Strategic Management: Text and Cases, 9th Edition McGraw-Hill | ISBN-13: 9781259813955, | eText ISBN: 9781259900440

We began this introductory chapter by defining strategic management and articulating some of its key attributes. Strategic management is defined as “consisting of the analyses, decisions, and actions an organization undertakes to create and sustain competitive advantages.” The issue of how and why some firms outperform others in the marketplace is central to the study of strategic management. Strategic management has four key attributes: It is directed at overall organizational goals, includes multiple stakeholders, incorporates both short-term and long-term perspectives, and incorporates trade-offs between efficiency and effectiveness.

The second section discussed the strategic management process. Here, we paralleled the above definition of strategic management and focused on three core activities in the strategic management process—strategy analysis, strategy formulation, and strategy implementation. We noted how each of these activities is highly interrelated to and interdependent on the others. We also discussed how each of the first 12 chapters in this text fits into the three core activities.

Next, we introduced two important concepts—corporate governance and stakeholder management—which must be taken into account throughout the strategic management process. Governance mechanisms can be broadly divided into two groups: internal and external. Internal governance mechanisms include shareholders (owners), management (led by the chief executive officer), and the board of directors. External control is exercised by auditors, banks, analysts, and an active business press as well as the threat of takeovers. We identified five key stakeholders in all organizations: owners, customers, suppliers, employees, and society at large. Successful firms go beyond an overriding focus on satisfying solely the interests of owners. Rather, they recognize the inherent conflicts that arise among the demands of the various stakeholders as well as the need to endeavor to attain “symbiosis”—that is, interdependence and mutual benefit—among the various stakeholder groups. Managers must also recognize the need to act in a socially responsible manner which, if done effectively, can enhance a firm’s innovativeness. The “shared value” approach represents an innovative perspective on creating value for the firm and society at the same time. The managers also should recognize and incorporate issues related to environmental sustainability in their strategic actions.

In the fourth section, we discussed factors that have accelerated the rate of unpredictable change that managers face today. Such factors, and the combination of them, have increased the need for managers and employees throughout the organization to have a strategic management perspective and to become more empowered.

The final section addressed the need for consistency among a firm’s vision, mission, and strategic objectives. Collectively, they form an organization’s hierarchy of goals. Visions should evoke powerful and compelling mental images. However, they are not very specific. Strategic objectives, on the other hand, are much more specific and are vital to ensuring that the organization is striving toward fulfilling its vision and mission.

Summary of Chapter 2- Analyzing the External Environment of the Firm: Creating Competitive Advantage

Managers must analyze the external environment to minimize or eliminate threats and exploit opportunities. This involves a continuous process of environmental scanning and monitoring as well as obtaining competitive intelligence on present and potential rivals. These activities provide valuable inputs for developing forecasts. In addition, many firms use scenario planning to anticipate and respond to volatile and disruptive environmental changes.

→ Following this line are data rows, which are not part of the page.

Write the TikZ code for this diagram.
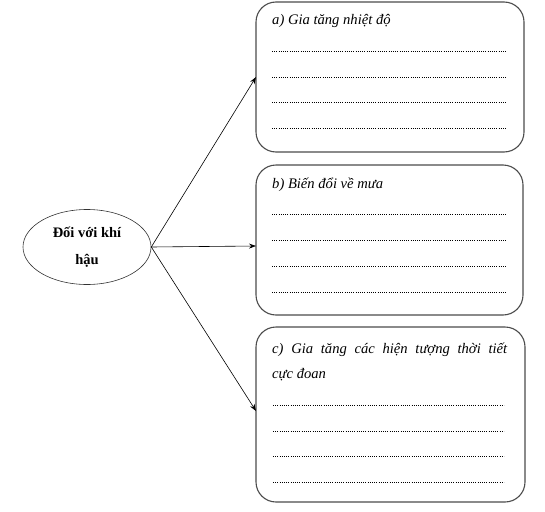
\documentclass[tikz,border=0pt]{standalone}
\usepackage{fontspec}
\setmainfont{Liberation Serif}
\usetikzlibrary{shapes.geometric,arrows.meta}
\begin{document}
\begin{tikzpicture}[x=1pt,y=-1pt,
  bubble/.style={draw=black!80,line width=0.6pt,ellipse,minimum width=128pt,minimum height=75pt,inner sep=0pt,
    align=center,font=\fontsize{14.5}{27}\selectfont\bfseries},
  card/.style={draw=black!70,line width=1.1pt,rounded corners=20pt,inner sep=0pt},
  label/.style={anchor=base west,inner sep=0pt,font=\fontsize{14.6}{18}\selectfont\itshape},
  dotline/.style={line width=0.6pt,dash pattern=on 0.9pt off 1.3pt},
  link/.style={line width=0.6pt,-{Stealth[length=7pt,width=5pt]}}]
\useasboundingbox (0,0) rectangle (545,511);
\node[bubble] (e) at (87,247) {Đối với khí\\hậu};
\node[card,minimum width=268pt,minimum height=150pt] (ba) at (390,77) {};
\node[card,minimum width=267pt,minimum height=150pt] (bb) at (389.5,240) {};
\node[card,minimum width=269pt,minimum height=175pt] (bc) at (390.5,414.5) {};
\coordinate (ta) at (256,77);
\coordinate (tb) at (256,246);
\coordinate (tc) at (256,411);
\draw[link] (e.east) -- (ta);
\draw[link] (e.east) -- (tb);
\draw[link] (e.east) -- (tc);
\node[label] (la) at (272,25) {a) Gia tăng nhiệt độ};
\node[label] (lb) at (272,188) {b) Biến đổi về mưa};
\node[label] (lc1) at (272,353) {\makebox[235pt][s]{c) Gia tăng các hiện tượng thời tiết}};
\node[label] (lc2) at (272,378) {cực đoan};
\foreach \y in {51,77,102,128} \draw[dotline] (272,\y) -- (506,\y);
\foreach \y in {214,240,266,292} \draw[dotline] (272,\y) -- (506,\y);
\foreach \y in {405,431,456,482} \draw[dotline] (273,\y) -- (504,\y);
\end{tikzpicture}
\end{document}
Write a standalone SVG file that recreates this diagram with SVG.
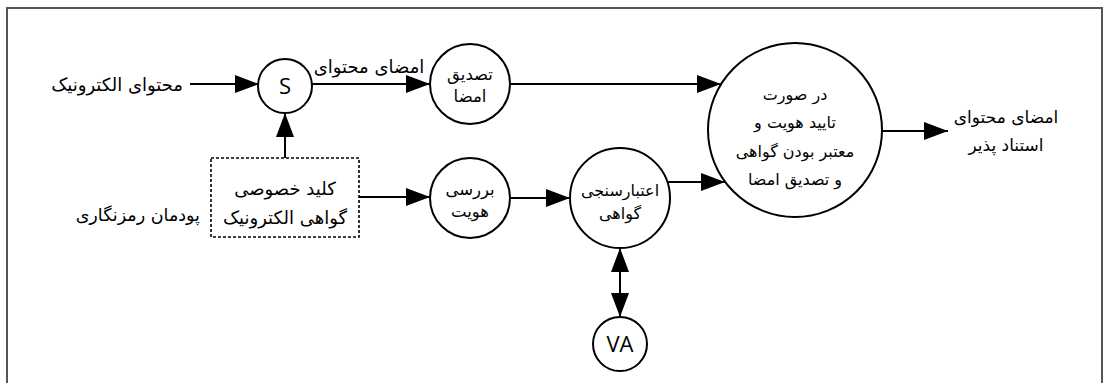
<svg xmlns="http://www.w3.org/2000/svg" width="1104" height="383" viewBox="0 0 1104 383">
  <style>
    .node { fill: #fff; stroke: #000; stroke-width: 2; }
    .box { fill: #fff; stroke: #000; stroke-width: 1.6; stroke-dasharray: 3 2; }
    .edge { fill: none; stroke: #000; stroke-width: 2; marker-end: url(#head); }
    .both { marker-start: url(#head); }
    .fa { font-family: "DejaVu Sans", sans-serif; font-size: 16px; fill: #000; text-anchor: middle; }
    .lg { font-size: 18px; }
    .sm { font-size: 16.5px; }
    .lat { font-family: "Open Sans", "DejaVu Sans", sans-serif; font-size: 22px; fill: #000; text-anchor: middle; }
  </style>
  <defs>
    <marker id="head" markerUnits="userSpaceOnUse" markerWidth="24" markerHeight="18" refX="24" refY="9" orient="auto-start-reverse" viewBox="0 0 24 18">
      <path d="M0,0 L24,9 L0,18 Z" fill="#000"/>
    </marker>
  </defs>

  <rect width="1104" height="383" fill="#fff"/>
  <!-- outer frame, open at the bottom -->
  <path d="M7,400 V8 H1102 V400" fill="none" stroke="#555" stroke-width="2"/>

  <g id="connectors">
    <line class="edge" x1="190" y1="84" x2="259" y2="84"/>
    <line class="edge" x1="311" y1="84" x2="430" y2="84"/>
    <line class="edge" x1="510" y1="84" x2="721" y2="84"/>
    <line class="edge" x1="285" y1="158" x2="285" y2="113"/>
    <line class="edge" x1="359" y1="197" x2="430" y2="197"/>
    <line class="edge" x1="510" y1="198" x2="570" y2="198"/>
    <line class="edge" x1="667" y1="182" x2="725" y2="182"/>
    <line class="edge" x1="882" y1="131" x2="948" y2="131"/>
    <line class="edge both" x1="620" y1="248" x2="620" y2="317"/>
  </g>

  <g id="label-content">
    <text class="fa lg" x="183" y="91" style="text-anchor:end">محتوای الکترونیک</text>
  </g>
  <g id="label-signed">
    <text class="fa lg" x="369" y="73">امضای محتوای</text>
  </g>
  <g id="label-module">
    <text class="fa" x="200" y="221" style="text-anchor:end;font-size:17.5px">پودمان رمزنگاری</text>
  </g>

  <g id="node-s">
    <circle class="node" cx="285" cy="86" r="27"/>
    <text class="lat" x="285" y="94">S</text>
  </g>
  <g id="node-verify-sig">
    <circle class="node" cx="470" cy="84" r="40"/>
    <text class="fa sm" x="470" y="80">تصدیق</text>
    <text class="fa sm" x="470" y="102">امضا</text>
  </g>
  <g id="node-key">
    <rect class="box" x="211" y="158" width="148" height="79"/>
    <text class="fa lg" x="285" y="195">کلید خصوصی</text>
    <text class="fa lg" x="285" y="224">گواهی الکترونیک</text>
  </g>
  <g id="node-identity">
    <circle class="node" cx="470" cy="198" r="40"/>
    <text class="fa sm" x="470" y="195">بررسی</text>
    <text class="fa sm" x="470" y="217">هویت</text>
  </g>
  <g id="node-cert">
    <circle class="node" cx="620" cy="198" r="50"/>
    <text class="fa" x="620" y="196">اعتبارسنجی</text>
    <text class="fa" x="620" y="219">گواهی</text>
  </g>
  <g id="node-va">
    <circle class="node" cx="620" cy="344" r="27"/>
    <text class="lat" x="620" y="352">VA</text>
  </g>
  <g id="node-decision">
    <circle class="node" cx="795" cy="130" r="87"/>
    <text class="fa" x="795" y="100">در صورت</text>
    <text class="fa" x="795" y="128">تایید هویت و</text>
    <text class="fa" x="795" y="157">معتبر بودن گواهی</text>
    <text class="fa" x="795" y="185">و تصدیق امضا</text>
  </g>
  <g id="label-output">
    <text class="fa" x="1006" y="123" style="font-size:17px">امضای محتوای</text>
    <text class="fa" x="1006" y="151" style="font-size:17px">استناد پذیر</text>
  </g>
</svg>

We identified two types of environments: the general environment and the competitive environment. The six segments of the general environment are demographic, sociocultural, political/legal, technological, economic, and global. Trends and events occurring in these segments, such as the aging of the population, higher percentages of women in the workplace, governmental legislation, and increasing (or decreasing) interest rates, can have a dramatic effect on a firm. A given trend or event may have a positive impact on some industries and a negative, a neutral, or no impact on others.

The competitive environment consists of industry-related factors and has a more direct impact than the general environment. Porter’s five-forces model of industry analysis includes the threat of new entrants, buyer power, supplier power, threat of substitutes, and rivalry among competitors. The intensity of these factors determines, in large part, the average expected level of profitability in an industry. A sound awareness of such factors, both individually and in combination, is beneficial not only for deciding what industries to enter but also for assessing how a firm can improve its competitive position. We discuss how many of the changes brought about by the digital economy can be understood in the context of five-forces analysis. The limitations of five-forces analysis include its static nature and its inability to acknowledge the role of complementors. Although we addressed the general environment and competitive environment in separate sections, they are quite interdependent. A given environmental trend or event, such as changes in the ethnic composition of a population or a technological innovation, typically has a much greater impact on some industries than on others.

The concept of strategic groups is also important to the external environment of a firm. No two organizations are completely different nor are they exactly the same. The question is how to group firms in an industry on the basis of similarities in their resources and strategies. The strategic groups concept is valuable for determining mobility barriers across groups, identifying groups with marginal competitive positions, charting the future directions of firm strategies, and assessing the implications of industry trends for the strategic group as a whole.